Yeah, about that. Sweden was a very very poor country until relatively recently. I studied some archaeology when I was in school there and the bones of the peasants are all gnarled from malnutrition. I remember one hovel from the time before potatoes were cultivated- huge cellars just for storing turnips and rutabagas. That's what got them through the winter. The game was for the king. To kill it was to die.

The poverty is still detectable in the cuisine. Most sausages aren't so much meat as they are a little meat diluted with cheaper things. The famous Swedish meatballs are a great way to treat people into thinking they are having a meaty meal, when in reality they are eating mostly bread. Knäckebröd, that cardboard-like (but oddly addicting) "bread" is hardly the food of a wealthy culture.

Why then does Korean cuisine seem so diverse, so interesting, compared to Swedish food? I think a lot of it is the continental influence. Until very recently there were almost no nice restaurants in Scandinavia that served Scandinavian food. Going out to a nice restaurant meant eating Italian or French food. I also think the climate probably had something to do with it. But I sincerely doubt Gold or many people who haven't lived in Sweden and made a really good effort have actually tasted some of the really old stuff. People there thought I was really really a weirdo for seeking it out. "Only old people like that" they told me. Other international students were amused that I enjoyed things like Filmjölk (there are many different kinds and it is hard to describe them all) which they often made an effort to avoid after mistaking it for milk and pouring it in their muesli. Hopefully the New Nordic movement will change attitudes.

The flavors present are not flavors fashionable at the moment like the heavy spicy, umami, and lactic acid flavors in Korean peasant food. They are rather sour, earthy, woodsy, creamy, heavy, gamey, and sometimes a bit pungent. New Nordic cuisine uses many of them, but adapts them in innovative and fashionable ways. It's telling that the Nordic Food Lab run by Noma is using Asian fermented food cultures on Nordic ingredients.

But I really really like the really old stuff too. The salt pork Kolbulle topped with sour lingonberries and strangely sweet salty brown caramelized messmor. Or wild reindeer meat, from animals who ran wild up north and fed on lichens, which is indeed very strong, but goes rather perfectly with the gem of the north, which is the cloudberry, or a sauce made with sour bubbly Filmjölk. Or wolffish with fresh mussels. Or nettle soup. Or a flan-like sweet creamy dessert that is made with the first milk of a newly calved heifer called "calve's dance." Or elderflower cordial. Or "old-fashioned" milk, which is by far the best creamiest fattiest most buttery milk I have had in the entire world, even better in my opinion than the vaunted Swiss milk. Don't get me started on the completely incredible mushrooms.
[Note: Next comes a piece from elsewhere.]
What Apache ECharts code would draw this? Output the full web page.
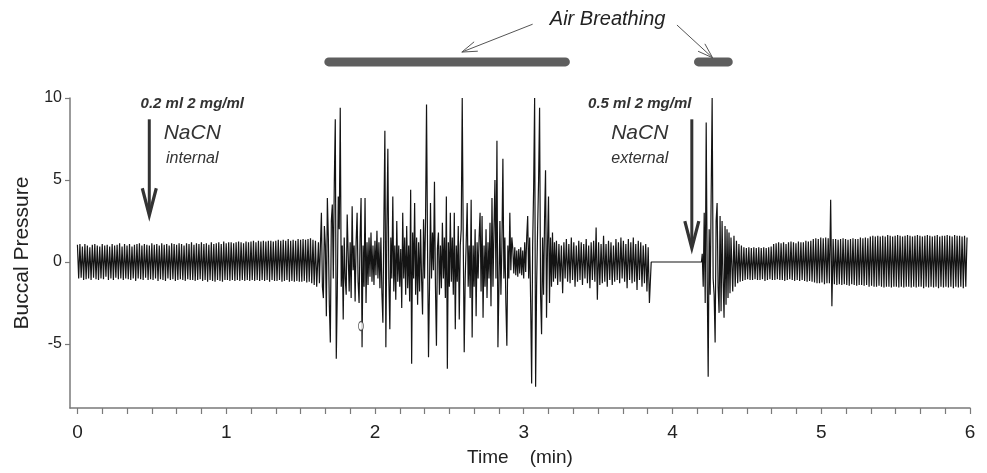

Yes, there are some very bad things, like Surströmming, which almost no one really likes. Also some truly offensive bland miserable casseroles. I am also not crazy about the cheeses or the sausages. I hate the pates.

But there are some really good things there too and it's too bad there isn't really a restaurant in the US (or even in Sweden) where you can get really authentic Swedish food that I know of. Pelikan in Stockholm is close, but there really isn't much of a restaurant scene around that type of food. You have to find it at random street fairs or (vanishingly) in people's homes.
posted by melissam at 9:46 PM on September 20, 2012 [6 favorites]


BLVR: I try to eat every other meal I eat out in Koreatown. Still I feel I’ve not even scratched the surface. It’s as if it’s unknowable.

BLVR: Octopus is often completely ruined. I think everyone remembers the first time they had it done the right way. I had it in Greece when I was in college and it was grilled—charred, perfectly tender—so unlike baby octopus that had been totally hammered.

You can this is a Believer interview, all right. Edit yourself, dude.
posted by ostro at 10:31 PM on September 20, 2012


There's some amazing Korean "fusion" food (and NOT in an upscale way) in San Francisco, like food trucks selling Korean tacos, and a particular diner I often go to for lunch near South Park that makes things like kimchee burritos, Mongolian cheese steak sandwiches, and "Crunchy Roll Special" fried rice.